# Task objective
Report how many lines of the listing below include the word "this". Give nothing but the number.

# Material provided
= = = = =

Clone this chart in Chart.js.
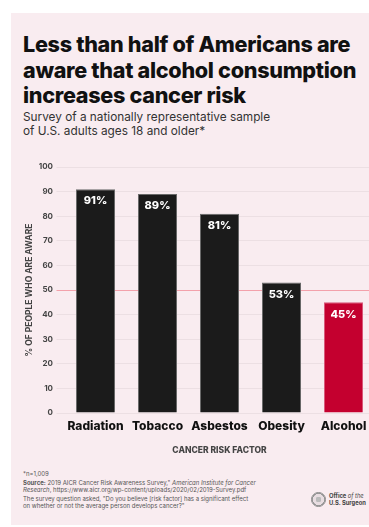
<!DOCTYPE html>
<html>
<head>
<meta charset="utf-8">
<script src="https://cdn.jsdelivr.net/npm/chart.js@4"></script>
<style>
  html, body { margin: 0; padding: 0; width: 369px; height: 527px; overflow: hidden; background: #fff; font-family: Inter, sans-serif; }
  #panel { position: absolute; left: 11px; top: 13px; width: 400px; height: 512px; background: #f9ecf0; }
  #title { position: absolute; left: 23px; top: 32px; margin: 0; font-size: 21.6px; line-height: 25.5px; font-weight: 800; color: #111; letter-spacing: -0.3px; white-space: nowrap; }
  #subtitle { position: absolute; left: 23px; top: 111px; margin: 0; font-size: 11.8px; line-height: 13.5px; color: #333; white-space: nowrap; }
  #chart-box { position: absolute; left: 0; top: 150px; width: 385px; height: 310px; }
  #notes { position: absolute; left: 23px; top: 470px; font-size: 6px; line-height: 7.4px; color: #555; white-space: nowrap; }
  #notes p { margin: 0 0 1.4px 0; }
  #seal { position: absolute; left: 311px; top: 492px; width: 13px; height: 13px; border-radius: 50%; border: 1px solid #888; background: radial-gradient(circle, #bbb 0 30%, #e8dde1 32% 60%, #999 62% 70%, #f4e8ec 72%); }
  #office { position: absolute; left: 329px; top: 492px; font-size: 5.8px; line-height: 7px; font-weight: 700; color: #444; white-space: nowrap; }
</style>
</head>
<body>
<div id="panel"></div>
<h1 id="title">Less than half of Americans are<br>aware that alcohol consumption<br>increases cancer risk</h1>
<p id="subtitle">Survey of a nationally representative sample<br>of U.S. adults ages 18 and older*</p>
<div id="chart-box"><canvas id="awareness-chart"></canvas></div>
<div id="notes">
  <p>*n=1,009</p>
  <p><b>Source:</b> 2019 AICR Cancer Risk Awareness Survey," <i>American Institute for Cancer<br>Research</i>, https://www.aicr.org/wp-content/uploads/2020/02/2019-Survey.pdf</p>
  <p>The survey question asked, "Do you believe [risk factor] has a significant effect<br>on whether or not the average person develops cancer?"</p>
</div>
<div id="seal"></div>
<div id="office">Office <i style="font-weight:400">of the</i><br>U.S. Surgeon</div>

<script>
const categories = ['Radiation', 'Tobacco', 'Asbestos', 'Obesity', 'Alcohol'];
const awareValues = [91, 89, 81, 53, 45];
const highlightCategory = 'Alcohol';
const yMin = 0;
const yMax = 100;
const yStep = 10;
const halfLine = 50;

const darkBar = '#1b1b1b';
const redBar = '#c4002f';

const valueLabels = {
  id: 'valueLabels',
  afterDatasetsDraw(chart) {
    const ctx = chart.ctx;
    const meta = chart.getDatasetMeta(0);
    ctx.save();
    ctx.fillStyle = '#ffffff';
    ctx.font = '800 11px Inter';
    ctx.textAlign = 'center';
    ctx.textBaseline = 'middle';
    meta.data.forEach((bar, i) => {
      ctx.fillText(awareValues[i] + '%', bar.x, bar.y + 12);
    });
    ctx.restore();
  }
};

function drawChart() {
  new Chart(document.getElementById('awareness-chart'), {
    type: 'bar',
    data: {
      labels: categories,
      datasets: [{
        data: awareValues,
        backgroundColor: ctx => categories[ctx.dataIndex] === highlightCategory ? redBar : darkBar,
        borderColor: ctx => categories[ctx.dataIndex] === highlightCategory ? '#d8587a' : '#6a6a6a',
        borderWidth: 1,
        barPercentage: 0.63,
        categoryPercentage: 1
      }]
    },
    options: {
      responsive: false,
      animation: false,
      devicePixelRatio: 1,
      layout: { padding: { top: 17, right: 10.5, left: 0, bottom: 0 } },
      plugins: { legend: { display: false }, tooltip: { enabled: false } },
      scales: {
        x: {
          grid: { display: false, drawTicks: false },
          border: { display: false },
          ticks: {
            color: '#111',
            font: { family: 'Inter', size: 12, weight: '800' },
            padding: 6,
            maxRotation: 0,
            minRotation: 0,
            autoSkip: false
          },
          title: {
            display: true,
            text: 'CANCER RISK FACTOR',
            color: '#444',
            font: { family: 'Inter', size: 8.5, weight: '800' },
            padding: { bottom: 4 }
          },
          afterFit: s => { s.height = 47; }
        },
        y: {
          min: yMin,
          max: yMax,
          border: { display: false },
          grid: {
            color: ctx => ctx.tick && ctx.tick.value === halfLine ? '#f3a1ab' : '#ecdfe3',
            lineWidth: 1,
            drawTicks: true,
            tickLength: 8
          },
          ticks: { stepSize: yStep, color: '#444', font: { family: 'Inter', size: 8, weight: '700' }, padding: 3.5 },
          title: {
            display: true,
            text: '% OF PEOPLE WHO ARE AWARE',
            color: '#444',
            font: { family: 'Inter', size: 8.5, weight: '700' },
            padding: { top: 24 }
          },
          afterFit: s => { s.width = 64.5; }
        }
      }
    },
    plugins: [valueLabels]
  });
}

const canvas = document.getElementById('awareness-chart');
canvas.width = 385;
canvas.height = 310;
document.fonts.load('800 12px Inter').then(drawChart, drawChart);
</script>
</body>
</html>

= = = = =

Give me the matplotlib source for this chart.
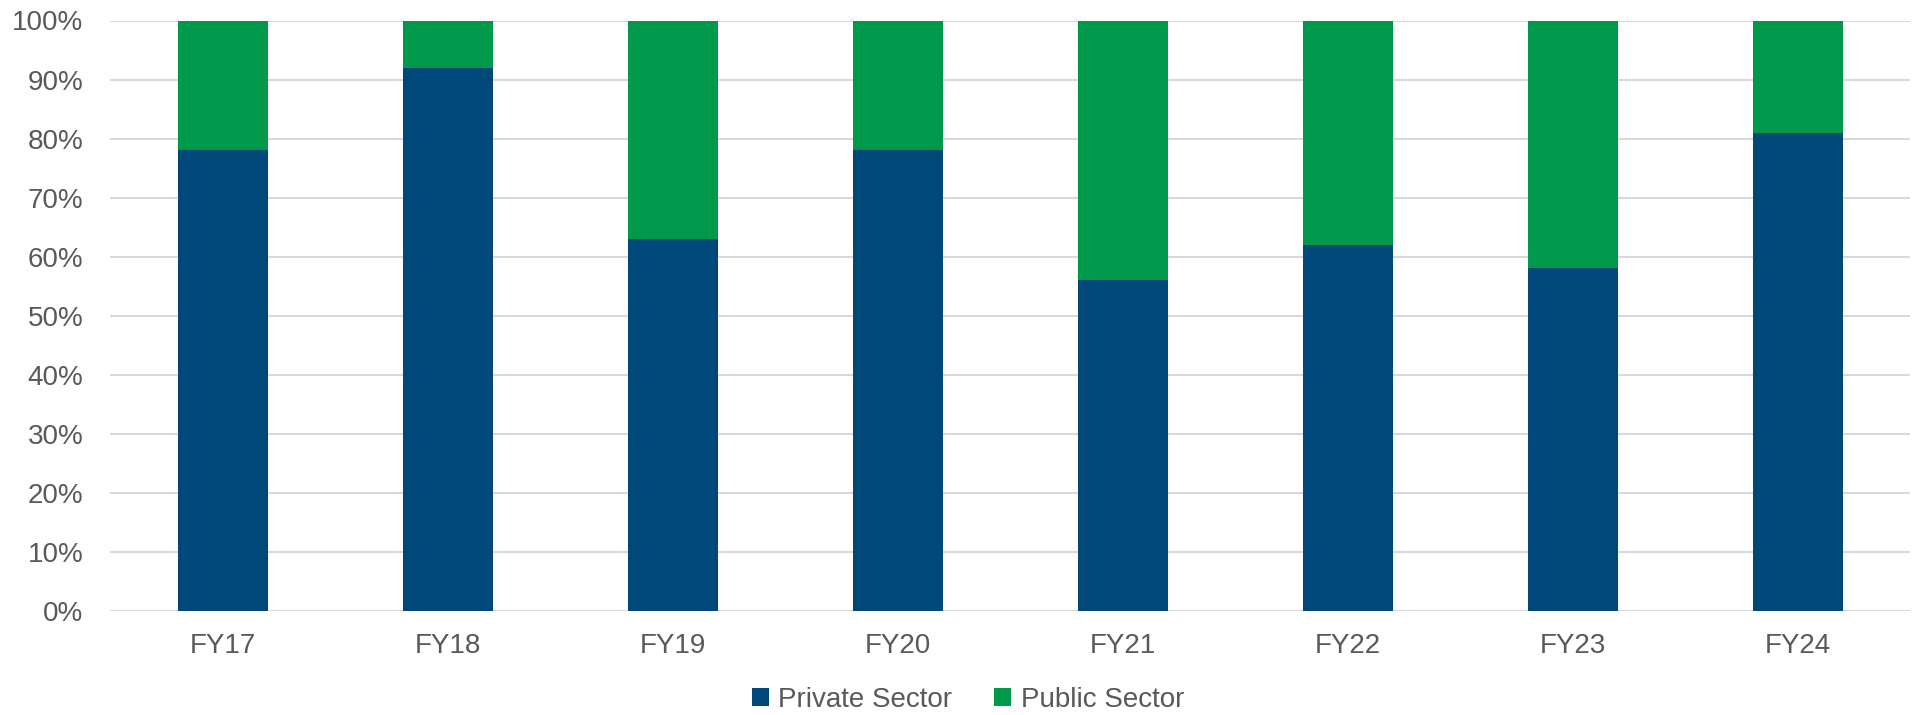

= = = = =

# Answer to the task
2